If the preview does not look right — wrong position, wrong size, or unexpected content included — close the modal and adjust the handles. The preview uses PNG rendering internally, which is identical to the final download format.
Step 5: Download the PNG
When the crop preview looks correct, click Convert & Download PNG. The button briefly shows "Converting…" while the browser's PNG encoder processes the pixel data. Once complete, the browser triggers an automatic download.
The downloaded file is named [original-svg-filename]_crop.png. The PNG is lossless — every pixel is exactly as the browser rasterized it from the SVG, with full transparency preserved.
Step 6: Start Over (Optional)
To convert a different SVG or try a different crop region, click Start Over. This resets the tool to its initial state — the drop zone reappears and all crop state is cleared. Load a new file and repeat the process from Step 2.
Tips for Best Results
- Add explicit dimensions to your SVG. SVGs without width and height attributes may render at a browser-assigned default size (often 300×150 px). Adding
width="800" height="600"(or your target size) to the SVG root element gives you precise control over the rasterization resolution. - Crop to the content area, not the artboard.
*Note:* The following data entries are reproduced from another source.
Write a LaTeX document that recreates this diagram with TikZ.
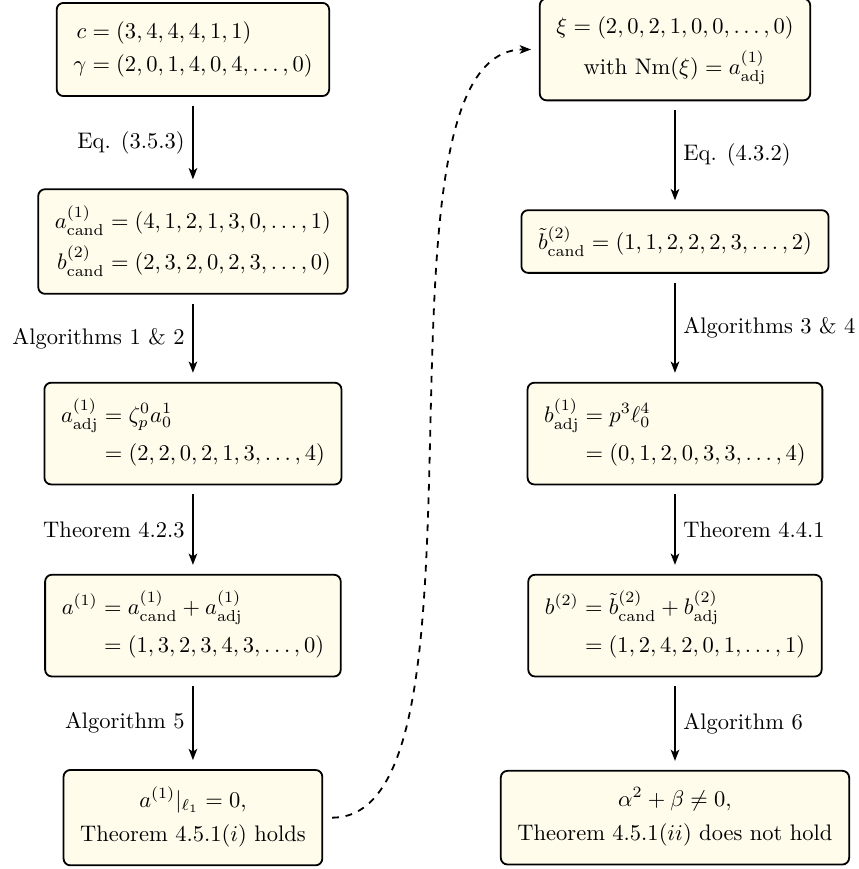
\documentclass[tikz,border=0pt]{standalone}
\usepackage{amsmath}
\usetikzlibrary{arrows.meta}
\definecolor{boxfill}{RGB}{255,252,236}
\begin{document}
\begin{tikzpicture}[
  box/.style={draw, thick, rounded corners=3pt, fill=boxfill, inner xsep=7.4pt, inner ysep=7.2pt, align=center},
  flow/.style={thick, -{Stealth[length=5pt,width=3.8pt,inset=1.3pt]}, shorten <=4pt, shorten >=4pt},
  link/.style={thick, dashed, -{Stealth[length=5pt,width=3.8pt,inset=1.3pt]}, shorten <=4pt, shorten >=3.5pt}
]
\useasboundingbox (-3.014,0.773) rectangle (10.40,-12.802);

% left column
\node[box] (l1) at (0,0) {$\begin{aligned} c &= (3,4,4,4,1,1)\\ \gamma &= (2,0,1,4,0,4,\ldots,0)\end{aligned}$};
\node[box] (l2) at (0,-3) {$\begin{aligned} a^{(1)}_{\mathrm{cand}} &= (4,1,2,1,3,0,\ldots,1)\\ b^{(2)}_{\mathrm{cand}} &= (2,3,2,0,2,3,\ldots,0)\end{aligned}$};
\node[box] (l3) at (0,-6) {$\begin{aligned} a^{(1)}_{\mathrm{adj}} &= \zeta_p^0 a_0^1\\ &= (2,2,0,2,1,3,\ldots,4)\end{aligned}$};
\node[box] (l4) at (0,-9) {$\begin{aligned} a^{(1)} &= a^{(1)}_{\mathrm{cand}} + a^{(1)}_{\mathrm{adj}}\\ &= (1,3,2,3,4,3,\ldots,0)\end{aligned}$};
\node[box] (l5) at (0,-12) {$\begin{gathered} a^{(1)}|_{\ell_1} = 0,\\ \text{Theorem 4.5.1}(i)\text{ holds}\end{gathered}$};

% right column
\node[box] (r1) at (7.53,0) {$\begin{gathered} \xi = (2,0,2,1,0,0,\ldots,0)\\ \text{with }\mathrm{Nm}(\xi) = a^{(1)}_{\mathrm{adj}}\end{gathered}$};
\node[box] (r2) at (7.53,-3) {$\tilde{b}^{(2)}_{\mathrm{cand}} = (1,1,2,2,2,3,\ldots,2)$};
\node[box] (r3) at (7.53,-6) {$\begin{aligned} b^{(1)}_{\mathrm{adj}} &= p^3\ell_0^4\\ &= (0,1,2,0,3,3,\ldots,4)\end{aligned}$};
\node[box] (r4) at (7.53,-9) {$\begin{aligned} b^{(2)} &= \tilde{b}^{(2)}_{\mathrm{cand}} + b^{(2)}_{\mathrm{adj}}\\ &= (1,2,4,2,0,1,\ldots,1)\end{aligned}$};
\node[box] (r5) at (7.53,-12) {$\begin{gathered} \alpha^2+\beta\neq 0,\\ \text{Theorem 4.5.1}(ii)\text{ does not hold}\end{gathered}$};

% left arrows
\draw[flow] (l1) -- node[left] {Eq. (3.5.3)} (l2);
\draw[flow] (l2) -- node[left] {Algorithms 1 \& 2} (l3);
\draw[flow] (l3) -- node[left] {Theorem 4.2.3} (l4);
\draw[flow] (l4) -- node[left] {Algorithm 5} (l5);

% right arrows
\draw[flow] (r1) -- node[right] {Eq. (4.3.2)} (r2);
\draw[flow] (r2) -- node[right] {Algorithms 3 \& 4} (r3);
\draw[flow] (r3) -- node[right] {Theorem 4.4.1} (r4);
\draw[flow] (r4) -- node[right] {Algorithm 6} (r5);

% dashed link
\draw[link] (l5.east) .. controls +(2.9,0) and +(-2.9,0) .. (r1.west);
\end{tikzpicture}
\end{document}
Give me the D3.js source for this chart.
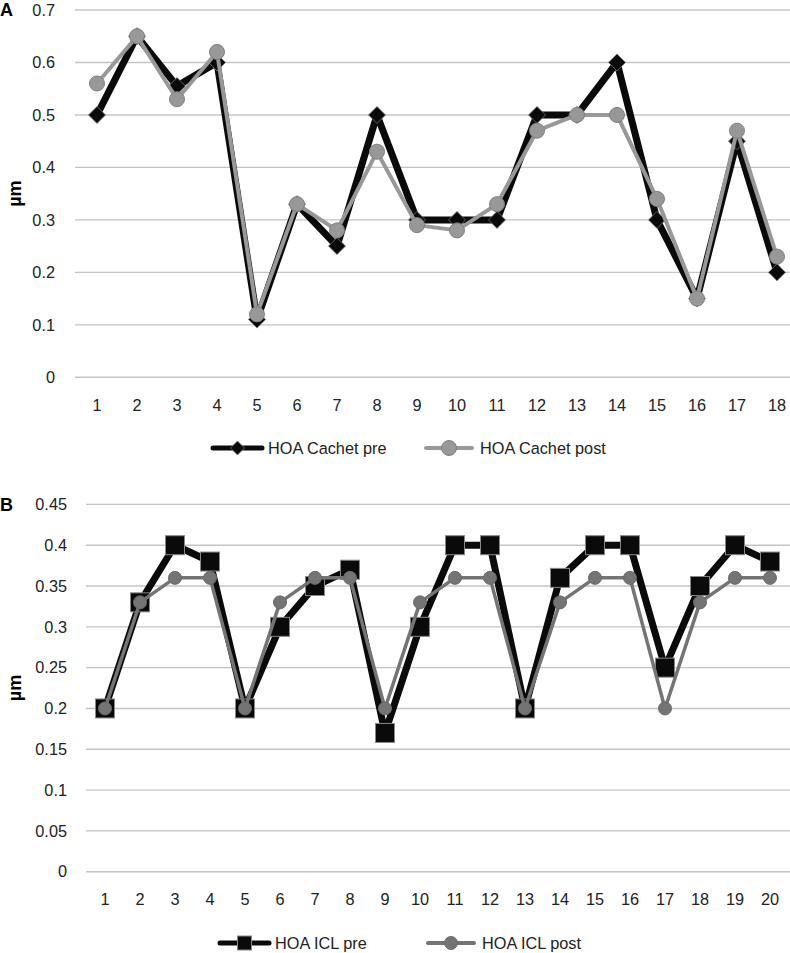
<!DOCTYPE html>
<html><head><meta charset="utf-8">
<script src="https://cdn.jsdelivr.net/npm/d3@7"></script>
<style>body{margin:0;background:#fff}svg{display:block}text{font-family:"Liberation Sans",Arial,sans-serif}</style>
</head><body>
<svg id="c" width="790" height="953"></svg>
<script>
const catsA = d3.range(1, 19).map(String);
const cachetPre  = [0.5,0.65,0.555,0.6,0.11,0.33,0.25,0.5,0.3,0.3,0.3,0.5,0.5,0.6,0.3,0.15,0.45,0.2];
const cachetPost = [0.56,0.65,0.53,0.62,0.12,0.33,0.28,0.43,0.29,0.28,0.33,0.47,0.5,0.5,0.34,0.15,0.47,0.23];
const ticksA = [0,0.1,0.2,0.3,0.4,0.5,0.6,0.7];
const catsB = d3.range(1, 21).map(String);
const iclPre  = [0.2,0.33,0.4,0.38,0.2,0.3,0.35,0.37,0.17,0.3,0.4,0.4,0.2,0.36,0.4,0.4,0.25,0.35,0.4,0.38];
const iclPost = [0.2,0.33,0.36,0.36,0.2,0.33,0.36,0.36,0.2,0.33,0.36,0.36,0.2,0.33,0.36,0.36,0.2,0.33,0.36,0.36];
const ticksB = [0,0.05,0.1,0.15,0.2,0.25,0.3,0.35,0.4,0.45];

const svg = d3.select("#c");
const FS = 16.3;

function panel(o){
  const g = svg.append("g");
  const x = d3.scaleBand().domain(o.cats).range(o.xr);
  const y = d3.scaleLinear().domain([0, o.ymax]).range(o.yr);
  const cx = c => x(c) + x.bandwidth()/2;
  g.selectAll(".grid").data(o.ticks).join("line")
    .attr("x1", o.gridX0).attr("x2", 790)
    .attr("y1", d => y(d)).attr("y2", d => y(d))
    .attr("stroke", "#c4c4c4").attr("stroke-width", 1.4);
  g.selectAll(".yl").data(o.ticks).join("text")
    .attr("x", o.labelX).attr("y", d => y(d)).attr("dy", "0.35em")
    .attr("text-anchor", "end").attr("font-size", FS).attr("fill", "#222")
    .text(d => d);
  g.selectAll(".xl").data(o.cats).join("text")
    .attr("x", d => cx(d)).attr("y", o.xLabelY).attr("dy", "0.35em")
    .attr("text-anchor", "middle").attr("font-size", FS).attr("fill", "#222")
    .text(d => d);
  g.append("text").attr("x", 0).attr("y", o.yr[1]).attr("dy", "0.35em")
    .attr("font-size", 18).attr("font-weight", "bold").text(o.letter);
  g.append("text").attr("transform", `translate(${o.titleX},${(o.yr[0]+o.yr[1])/2}) rotate(-90)`)
    .attr("text-anchor", "middle").attr("font-size", 18).attr("font-weight", "bold").text("µm");
  const line = d3.line().x((d,i) => cx(o.cats[i])).y(d => y(d));
  g.append("path").datum(o.pre).attr("d", line).attr("fill", "none")
    .attr("stroke", "#0a0a0a").attr("stroke-width", 7).attr("stroke-linejoin", "round");
  o.preMarker(g, o.pre.map((v,i) => [cx(o.cats[i]), y(v)]));
  g.append("path").datum(o.post).attr("d", line).attr("fill", "none")
    .attr("stroke", o.postColor).attr("stroke-width", o.postWidth).attr("stroke-linejoin", "round");
  g.selectAll(".pm").data(o.post).join("circle")
    .attr("cx", (d,i) => cx(o.cats[i])).attr("cy", d => y(d)).attr("r", o.postR)
    .attr("fill", o.postColor).attr("stroke", o.postStroke).attr("stroke-width", 1);
  const ly = o.legendY;
  const L = o.legend;
  g.append("line").attr("x1", L[0]).attr("x2", L[0]+49).attr("y1", ly).attr("y2", ly)
    .attr("stroke", "#0a0a0a").attr("stroke-width", 5).attr("stroke-linecap", "round");
  o.preMarker(g, [[L[0]+24.5, ly]], true);
  g.append("text").attr("x", L[0]+55).attr("y", ly).attr("dy", "0.35em").attr("font-size", FS).attr("fill", "#222").text(o.names[0]);
  g.append("line").attr("x1", L[1]).attr("x2", L[1]+46).attr("y1", ly).attr("y2", ly)
    .attr("stroke", o.postColor).attr("stroke-width", 4).attr("stroke-linecap", "round");
  g.append("circle").attr("cx", L[1]+23).attr("cy", ly).attr("r", o.postR)
    .attr("fill", o.postColor).attr("stroke", o.postStroke).attr("stroke-width", 1);
  g.append("text").attr("x", L[1]+54).attr("y", ly).attr("dy", "0.35em").attr("font-size", FS).attr("fill", "#222").text(o.names[1]);
}

function diamonds(g, pts, leg){
  const s = leg ? 7 : 8.5;
  g.selectAll(null).data(pts).join("path")
    .attr("d", d => `M${d[0]},${d[1]-s}L${d[0]+s},${d[1]}L${d[0]},${d[1]+s}L${d[0]-s},${d[1]}Z`)
    .attr("fill", "#0a0a0a").attr("stroke", "#777").attr("stroke-width", 0.8);
}
function squares(g, pts, leg){
  const s = leg ? 7 : 9.5;
  g.selectAll(null).data(pts).join("rect")
    .attr("x", d => d[0]-s).attr("y", d => d[1]-s).attr("width", 2*s).attr("height", 2*s)
    .attr("fill", "#0a0a0a").attr("stroke", "#888").attr("stroke-width", 1);
}

panel({cats: catsA, pre: cachetPre, post: cachetPost, ticks: ticksA, ymax: 0.7,
  xr: [77, 797], yr: [377.3, 10], gridX0: 75, labelX: 55, xLabelY: 405,
  letter: "A", titleX: 21, preMarker: diamonds, postColor: "#989898", postStroke: "#808080",
  postWidth: 4, postR: 7.5, legendY: 448, legend: [213, 426],
  names: ["HOA Cachet pre", "HOA Cachet post"]});

panel({cats: catsB, pre: iclPre, post: iclPost, ticks: ticksB, ymax: 0.45,
  xr: [87.5, 787.5], yr: [871.7, 504.4], gridX0: 86, labelX: 67, xLabelY: 899,
  letter: "B", titleX: 21, preMarker: squares, postColor: "#747474", postStroke: "#6a6a6a",
  postWidth: 3.5, postR: 6.5, legendY: 943, legend: [220, 428],
  names: ["HOA ICL pre", "HOA ICL post"]});
</script>
</body></html>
SVG exports from design tools often include padding around the actual content. Use the crop handles to trim to the exact content boundary for the most efficient PNG output.
- Check the pixel dimensions badge. The badge in the source panel header shows the exact output pixel dimensions of your crop. Confirm these match your target before downloading.
- Use the preview before downloading. The Preview Crop button shows exactly what the PNG will contain, without committing to a download. Take advantage of it to verify your crop selection is correct.